The catch – they have to file a case under chapter 13.  And then what happens?  As a result of the reduced monthly mortgage payments, the borrower will have more disposable income.  Will that help?  Not necessarily.

The Chapter 13 trustee will probably decide that the reduced disposable income should not be used to help the borrower with his life.  Instead, the Chapter 13 trustee will probably argue that this disposable income should be paid to him, in order to allow the debtor’s creditors to be paid under the chapter 13 plan.

Now, it is understandable that the mortgage lender whose mortgage has been reduced now has a big unsecured claim.  And the debtor also probably has lots of other debts – like credit card debts.

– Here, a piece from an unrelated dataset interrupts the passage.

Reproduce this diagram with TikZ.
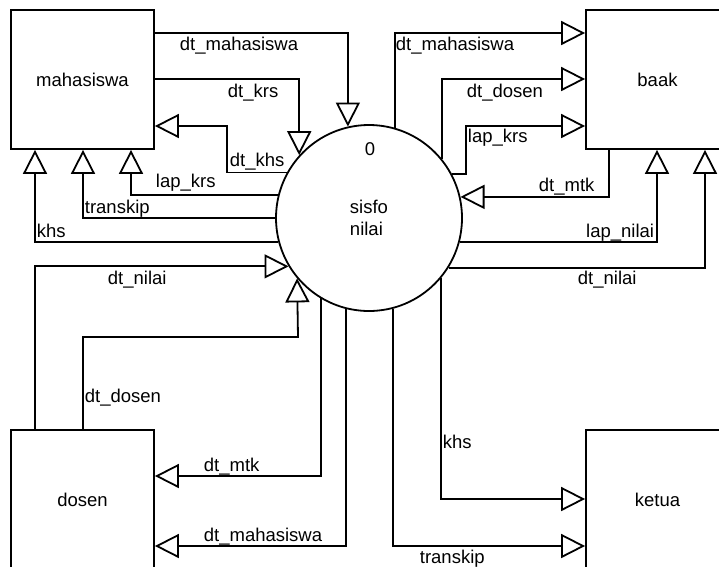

But everyone needs to understand that there is no free lunch.  The mortgage might be reduced but the cash out from the debtor to pay his bills will be no less than it ever was for the 3 to 5 years the debtor is required to stay in Chapter 13.

So don’t let anyone believe that Congress’ Helping Homeowners Save Their Home in Bankruptcy Act of 2009 is a giveaway or a free lunch.  Hardly.  It is an effort to let homeowners use sweat equity to keep their homes while honorably paying back as much of their debts as they can over a 3 to 5 year period.